Jumat, 12 Oktober 2012

Sebuah nilai untuk kue apem

Kisah ini terjadi saat saya masih duduk di kelas dua disalah satu sekolah  menengah pertama di kota Kudus. Saat itu masih ingat didalam ingatan saat ibu guru program pelajaran muatan lokal tata boga memberikan tugas untuk minggu depan untuk membuat salah satu kue. Tema macam kuenya bebas dan kami harus membuatnya secara berkelompok. Saat itu sungguh apes karena saya ditolak untuk bergabung disalah satu kelompok. Saya sendiri sampai sekarang tidak tahu mengapa saya ditolak bergabung di salah satu kelompok tersebut. Semangat saya saat itu langsung drop karena memikirkan bagaimana dengan  tugas membuat kue minggu depan?... Lalu sayapun memutuskan untuk menunaikan tugas tersebut secara individu. Sementara fikiran saya jauh melayang ke minggu depannya. Bagaimanakah dengan nanti, saya harus menyiapkan bahan dan peralatan sendiri, dan memasak sendiri di dalam kelas yang belum pernah saya lakukan sebelumnya. Akhirnya saat sehari sebelum membuat tugas presentasi membuat kue dikelas saya menyemangati diri sendiri bahwa saya bisa!!!.

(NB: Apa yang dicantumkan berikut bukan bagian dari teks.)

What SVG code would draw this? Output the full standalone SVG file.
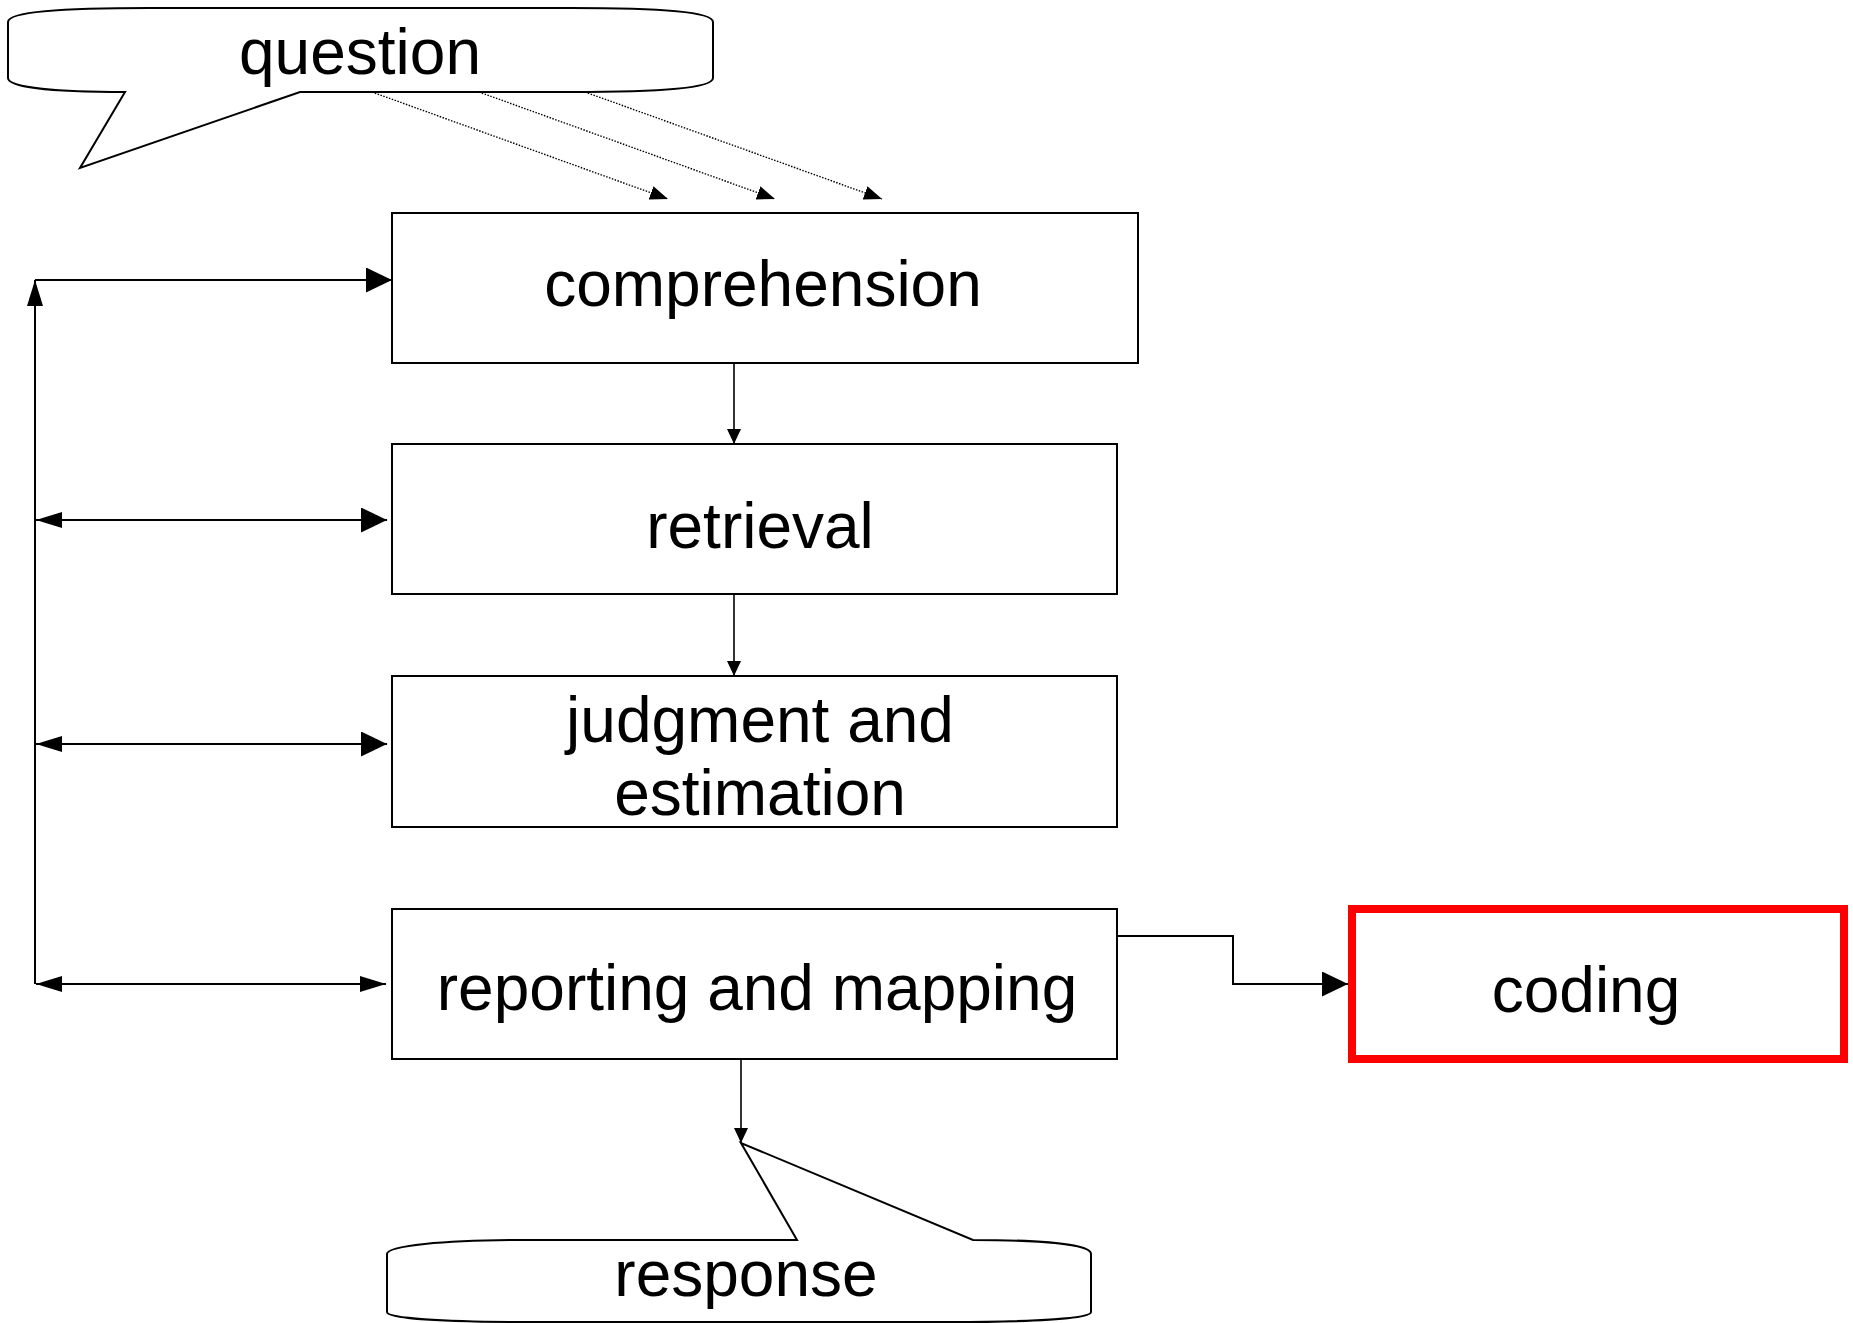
<svg xmlns="http://www.w3.org/2000/svg" width="1853" height="1323" viewBox="0 0 1853 1323">
<style>
  .box { fill: #ffffff; stroke: #000000; stroke-width: 2; }
  .bubble { fill: #ffffff; stroke: #000000; stroke-width: 2; stroke-linejoin: miter; }
  .lbl { font-family: "Liberation Sans", Arial, sans-serif; font-size: 64px; fill: #000000; text-anchor: middle; }
  .ln { fill: none; stroke: #000000; stroke-width: 2; }
  .thin { fill: none; stroke: #000000; stroke-width: 1.6; }
  .dot { fill: none; stroke: #000000; stroke-width: 1.4; stroke-dasharray: 1.5 1.5; }
</style>
<defs>
  <marker id="big" markerUnits="userSpaceOnUse" markerWidth="26" markerHeight="25" refX="26" refY="12.5" orient="auto-start-reverse">
    <path d="M0,0 L26,12.5 L0,25 Z" fill="#000"/>
  </marker>
  <marker id="med" markerUnits="userSpaceOnUse" markerWidth="26" markerHeight="16" refX="26" refY="8" orient="auto-start-reverse">
    <path d="M0,0 L26,8 L0,16 Z" fill="#000"/>
  </marker>
  <marker id="small" markerUnits="userSpaceOnUse" markerWidth="15" markerHeight="14" refX="15" refY="7" orient="auto">
    <path d="M0,0 L15,7 L0,14 Z" fill="#000"/>
  </marker>
  <marker id="dothead" markerUnits="userSpaceOnUse" markerWidth="18" markerHeight="14" refX="18" refY="7" orient="auto">
    <path d="M0,0 L18,7 L0,14 Z" fill="#000"/>
  </marker>
</defs>
<rect x="0" y="0" width="1853" height="1323" fill="#ffffff"/>

<g id="question">
  <path class="bubble" d="M 8 22 C 8 12, 60 8, 150 8 H 571 C 661 8, 713 12, 713 22 V 78 C 713 88, 661 92, 571 92 H 300 L 80 168 L 125 92 C 60 92, 8 88, 8 78 Z"/>
  <text class="lbl" x="360" y="74">question</text>
</g>

<g id="comprehension">
  <rect class="box" x="392" y="213" width="746" height="150"/>
  <text class="lbl" x="763" y="306">comprehension</text>
</g>

<g id="retrieval">
  <rect class="box" x="392" y="444" width="725" height="150"/>
  <text class="lbl" x="760" y="548">retrieval</text>
</g>

<g id="judgment">
  <rect class="box" x="392" y="676" width="725" height="151"/>
  <text class="lbl" x="760" y="742">judgment and</text>
  <text class="lbl" x="760" y="815">estimation</text>
</g>

<g id="reporting">
  <rect class="box" x="392" y="909" width="725" height="150"/>
  <text class="lbl" x="757" y="1010">reporting and mapping</text>
</g>

<g id="coding">
  <rect x="1352" y="909" width="492" height="150" fill="#ffffff" stroke="#ff0000" stroke-width="8"/>
  <text class="lbl" x="1586" y="1012">coding</text>
</g>

<g id="response">
  <path class="bubble" d="M 387 1254 C 387 1246, 440 1240, 530 1240 H 797 L 741 1143 L 973 1240 C 1040 1240, 1091 1244, 1091 1254 V 1312 C 1091 1318, 1040 1322, 950 1322 H 528 C 440 1322, 387 1318, 387 1312 Z"/>
  <text class="lbl" x="746" y="1296">response</text>
</g>

<g id="connectors">
  <line class="dot" x1="372" y1="92" x2="668" y2="199" marker-end="url(#dothead)"/>
  <line class="dot" x1="479" y1="92" x2="775" y2="199" marker-end="url(#dothead)"/>
  <line class="dot" x1="585" y1="92" x2="882" y2="199" marker-end="url(#dothead)"/>

  <line class="thin" x1="734" y1="363" x2="734" y2="444" marker-end="url(#small)"/>
  <line class="thin" x1="734" y1="594" x2="734" y2="676" marker-end="url(#small)"/>
  <line class="thin" x1="741" y1="1059" x2="741" y2="1143" marker-end="url(#small)"/>

  <line class="ln" x1="35" y1="984" x2="35" y2="280" marker-end="url(#med)"/>
  <line class="ln" x1="35" y1="280" x2="392" y2="280" marker-end="url(#big)"/>
  <line class="ln" x1="36" y1="520" x2="387" y2="520" marker-start="url(#med)" marker-end="url(#big)"/>
  <line class="ln" x1="36" y1="744" x2="387" y2="744" marker-start="url(#med)" marker-end="url(#big)"/>
  <line class="ln" x1="36" y1="984" x2="386" y2="984" marker-start="url(#med)" marker-end="url(#med)"/>

  <polyline class="ln" points="1117,936 1233,936 1233,984 1348,984" marker-end="url(#big)"/>
</g>
</svg>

Akhirnya pikiran aku spontan untuk membuat kue Apem. Kue tradisional Indonesia yang begitu mudah dibuat dan bahan-bahannya juga mudah didapat. Ketika saya melihat kelompok lain saya sempat minder sendiri karena mereka membuat kue yang beraneka ragam dan terkesan mewah. Ada yang membuat kue crackers isi daging , bolu kukus, berbagai macam roti, sedangkan saya cuma membuat kue Apem. Saat itu saya dengan sabar memarut kelapa untuk membuat santan yang kental, lalu menyampurnya dengan beberapa gram tepung beras, gula pasir, sedikit garam dan fermipan. Setelah bahan-bahan tercampur semua lantas saya memanaskan cetakan kue apem  di atas api kecil kompor. Setelah cetakan panas dengan hati-hati saya memasukkan adonan kue apem tersebut ke dalam cetakan. Setelah beberapa lama saya rasa cukup bahwa kue telah matang saya mengangkatnya dari cetakan dan menyajikan di atas piring. Tidak ada penghias atau pemanis apapun di atas piring selain kue apem tersebut. Yang membuat saya lega bahwa kue apem yang saya buat tidak hangus. Akhirnya dengan ragu-ragu saya mengumpulkan hasil pekerjaan kelas ke guru tata boga tersebut. Perasaan was-was selalu muncul kalau-kalau kue apem saya ditertawakan oleh kelompok lain karena kue-kue yang lain terlihat lebih cantik dengan hiasan-hiasan yang indah dipiring. 

Akhirnya setelah semua terkumpul tahap penilaian pun segera dimulai. Saat nilai diumumkan tiba-tiba saya tidak percaya bahwa nilai kue apemku mendapatkan nilai yang sempurna. Kue apemku mendapatkan nilai 10. Sungguh saya tidak percaya bahwa kue apem yang saya buat tersebut bisa mengalahkan kue-kue yang lain dengan rasa dan penampilannya jauh lebih baik. Setelah penilaian ibu guru tata boga menjelaskan kenapa kue apem yang saya buat mendapatkan nilai 10. Bahwa saat saya membuat kue apem tersebut ada beberapa ibu guru yang kebetulan lewat di luar kelas memperhatikan saya pada saat sedang memarut kelapa. Beberapa guru tadi tersenyum dengan cara saya memarut kelapa dan memerasnya dengan begitu hati-hati khas anak kecil yang sedang belajar memasak. Terus nilai kue apem tersebut sempurna dikarenakan saya membuatnya secara individu. Saya menyiapkan semuanya dan membuatnya sendiri. Itulah yang menyebabkan nilai kue apem tersebut begitu istimewa dan begitu sempurna. Dan pemilihan  menu kue yang dirasa unik karena saya memilih kue tradisional ini yang sekarang sudah jarang digemari mayarakat umum.  Rasa kue apem memang lezat apabila dikerjakan dengan sabar dan hati-hati.

Itulah yang menyebabkan saya mulai berfikir, bahwa mengerjakan sesuatu secara berkelompok memang lebih baik tetapi tidak ada salahnya apabila disaat terdesak untuk berusaha sendiri untuk hasil yang lebih baik. Karena disaat sendiri kita tidak benar-benar sendiri. Ada Allah yang membimbing dan menemani kita.